<<<<
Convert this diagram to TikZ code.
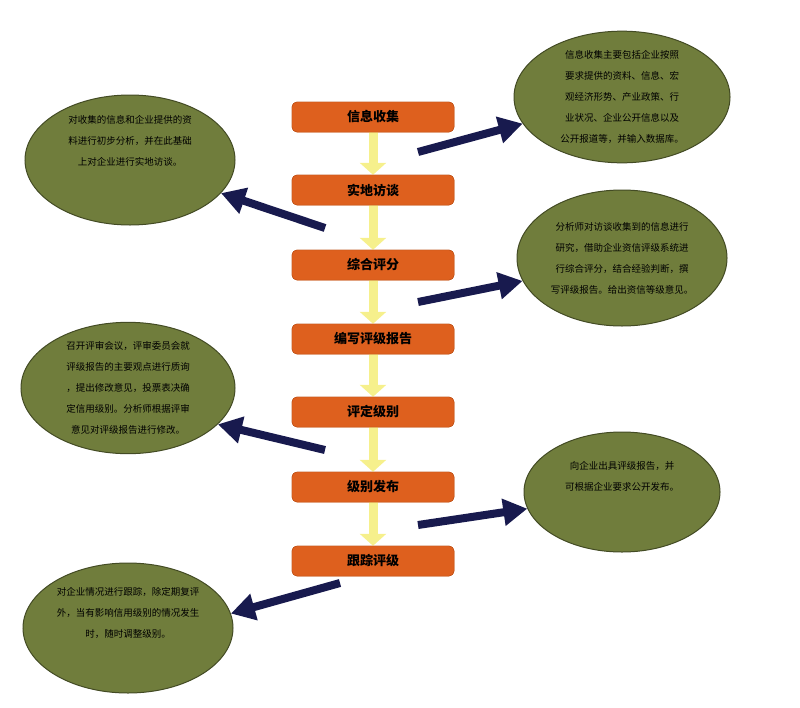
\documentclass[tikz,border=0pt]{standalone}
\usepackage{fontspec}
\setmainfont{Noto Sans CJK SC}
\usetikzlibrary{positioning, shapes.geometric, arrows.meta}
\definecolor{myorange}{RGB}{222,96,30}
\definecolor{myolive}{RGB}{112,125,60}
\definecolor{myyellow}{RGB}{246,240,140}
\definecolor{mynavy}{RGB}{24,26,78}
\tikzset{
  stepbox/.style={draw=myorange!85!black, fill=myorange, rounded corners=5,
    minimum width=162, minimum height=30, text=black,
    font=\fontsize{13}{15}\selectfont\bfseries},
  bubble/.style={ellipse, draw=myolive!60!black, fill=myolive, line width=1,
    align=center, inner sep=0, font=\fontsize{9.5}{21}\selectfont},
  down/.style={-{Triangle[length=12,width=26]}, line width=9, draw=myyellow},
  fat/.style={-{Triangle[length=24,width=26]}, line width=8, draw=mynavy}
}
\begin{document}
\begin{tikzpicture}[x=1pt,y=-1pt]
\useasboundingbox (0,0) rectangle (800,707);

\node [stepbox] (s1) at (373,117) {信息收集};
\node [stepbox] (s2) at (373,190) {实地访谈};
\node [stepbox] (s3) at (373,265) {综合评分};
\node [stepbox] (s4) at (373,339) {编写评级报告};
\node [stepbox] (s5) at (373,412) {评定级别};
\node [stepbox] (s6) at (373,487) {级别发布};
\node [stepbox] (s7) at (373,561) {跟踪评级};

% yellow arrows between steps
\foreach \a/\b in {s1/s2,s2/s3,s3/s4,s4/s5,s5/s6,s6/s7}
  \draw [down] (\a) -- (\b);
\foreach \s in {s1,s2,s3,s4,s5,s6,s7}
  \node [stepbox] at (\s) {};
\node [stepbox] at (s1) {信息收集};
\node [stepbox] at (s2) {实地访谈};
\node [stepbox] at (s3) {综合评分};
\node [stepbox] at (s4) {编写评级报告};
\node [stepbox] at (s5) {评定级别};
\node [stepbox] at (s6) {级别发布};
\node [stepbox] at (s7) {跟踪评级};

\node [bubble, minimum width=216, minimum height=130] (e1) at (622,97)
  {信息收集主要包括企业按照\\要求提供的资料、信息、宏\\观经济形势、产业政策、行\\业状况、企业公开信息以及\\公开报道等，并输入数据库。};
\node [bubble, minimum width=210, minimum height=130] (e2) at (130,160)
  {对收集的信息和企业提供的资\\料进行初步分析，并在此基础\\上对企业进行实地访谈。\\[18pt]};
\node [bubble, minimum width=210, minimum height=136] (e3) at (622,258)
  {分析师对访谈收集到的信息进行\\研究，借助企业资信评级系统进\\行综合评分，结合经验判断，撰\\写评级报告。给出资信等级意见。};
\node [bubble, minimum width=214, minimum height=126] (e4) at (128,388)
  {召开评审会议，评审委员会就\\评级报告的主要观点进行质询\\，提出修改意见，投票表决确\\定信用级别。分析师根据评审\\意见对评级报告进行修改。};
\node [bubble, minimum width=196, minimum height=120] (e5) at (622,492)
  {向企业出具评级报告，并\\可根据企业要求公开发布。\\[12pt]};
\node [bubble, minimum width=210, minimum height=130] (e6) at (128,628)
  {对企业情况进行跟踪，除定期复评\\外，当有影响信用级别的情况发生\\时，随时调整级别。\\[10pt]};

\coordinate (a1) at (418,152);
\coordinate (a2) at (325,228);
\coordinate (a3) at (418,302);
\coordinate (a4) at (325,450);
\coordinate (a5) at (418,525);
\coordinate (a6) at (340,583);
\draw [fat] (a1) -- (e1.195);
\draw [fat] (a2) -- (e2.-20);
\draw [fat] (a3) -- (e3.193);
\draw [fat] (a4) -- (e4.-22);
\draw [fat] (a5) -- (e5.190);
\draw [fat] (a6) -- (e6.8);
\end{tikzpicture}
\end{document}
>>>>
[What to work on] Return each line of the data, keeping its wording exact and omitting pictures.

[Answer below]
Convert this diagram to TikZ code.
\documentclass[tikz,border=0pt]{standalone}
\usepackage{fontspec}
\setmainfont{Noto Sans CJK SC}
\usetikzlibrary{positioning, shapes.geometric, arrows.meta}
\definecolor{myorange}{RGB}{222,96,30}
\definecolor{myolive}{RGB}{112,125,60}
\definecolor{myyellow}{RGB}{246,240,140}
\definecolor{mynavy}{RGB}{24,26,78}
\tikzset{
  stepbox/.style={draw=myorange!85!black, fill=myorange, rounded corners=5,
    minimum width=162, minimum height=30, text=black,
    font=\fontsize{13}{15}\selectfont\bfseries},
  bubble/.style={ellipse, draw=myolive!60!black, fill=myolive, line width=1,
    align=center, inner sep=0, font=\fontsize{9.5}{21}\selectfont},
  down/.style={-{Triangle[length=12,width=26]}, line width=9, draw=myyellow},
  fat/.style={-{Triangle[length=24,width=26]}, line width=8, draw=mynavy}
}
\begin{document}
\begin{tikzpicture}[x=1pt,y=-1pt]
\useasboundingbox (0,0) rectangle (800,707);

\node [stepbox] (s1) at (373,117) {信息收集};
\node [stepbox] (s2) at (373,190) {实地访谈};
\node [stepbox] (s3) at (373,265) {综合评分};
\node [stepbox] (s4) at (373,339) {编写评级报告};
\node [stepbox] (s5) at (373,412) {评定级别};
\node [stepbox] (s6) at (373,487) {级别发布};
\node [stepbox] (s7) at (373,561) {跟踪评级};

% yellow arrows between steps
\foreach \a/\b in {s1/s2,s2/s3,s3/s4,s4/s5,s5/s6,s6/s7}
  \draw [down] (\a) -- (\b);
\foreach \s in {s1,s2,s3,s4,s5,s6,s7}
  \node [stepbox] at (\s) {};
\node [stepbox] at (s1) {信息收集};
\node [stepbox] at (s2) {实地访谈};
\node [stepbox] at (s3) {综合评分};
\node [stepbox] at (s4) {编写评级报告};
\node [stepbox] at (s5) {评定级别};
\node [stepbox] at (s6) {级别发布};
\node [stepbox] at (s7) {跟踪评级};

\node [bubble, minimum width=216, minimum height=130] (e1) at (622,97)
  {信息收集主要包括企业按照\\要求提供的资料、信息、宏\\观经济形势、产业政策、行\\业状况、企业公开信息以及\\公开报道等，并输入数据库。};
\node [bubble, minimum width=210, minimum height=130] (e2) at (130,160)
  {对收集的信息和企业提供的资\\料进行初步分析，并在此基础\\上对企业进行实地访谈。\\[18pt]};
\node [bubble, minimum width=210, minimum height=136] (e3) at (622,258)
  {分析师对访谈收集到的信息进行\\研究，借助企业资信评级系统进\\行综合评分，结合经验判断，撰\\写评级报告。给出资信等级意见。};
\node [bubble, minimum width=214, minimum height=126] (e4) at (128,388)
  {召开评审会议，评审委员会就\\评级报告的主要观点进行质询\\，提出修改意见，投票表决确\\定信用级别。分析师根据评审\\意见对评级报告进行修改。};
\node [bubble, minimum width=196, minimum height=120] (e5) at (622,492)
  {向企业出具评级报告，并\\可根据企业要求公开发布。\\[12pt]};
\node [bubble, minimum width=210, minimum height=130] (e6) at (128,628)
  {对企业情况进行跟踪，除定期复评\\外，当有影响信用级别的情况发生\\时，随时调整级别。\\[10pt]};

\coordinate (a1) at (418,152);
\coordinate (a2) at (325,228);
\coordinate (a3) at (418,302);
\coordinate (a4) at (325,450);
\coordinate (a5) at (418,525);
\coordinate (a6) at (340,583);
\draw [fat] (a1) -- (e1.195);
\draw [fat] (a2) -- (e2.-20);
\draw [fat] (a3) -- (e3.193);
\draw [fat] (a4) -- (e4.-22);
\draw [fat] (a5) -- (e5.190);
\draw [fat] (a6) -- (e6.8);
\end{tikzpicture}
\end{document}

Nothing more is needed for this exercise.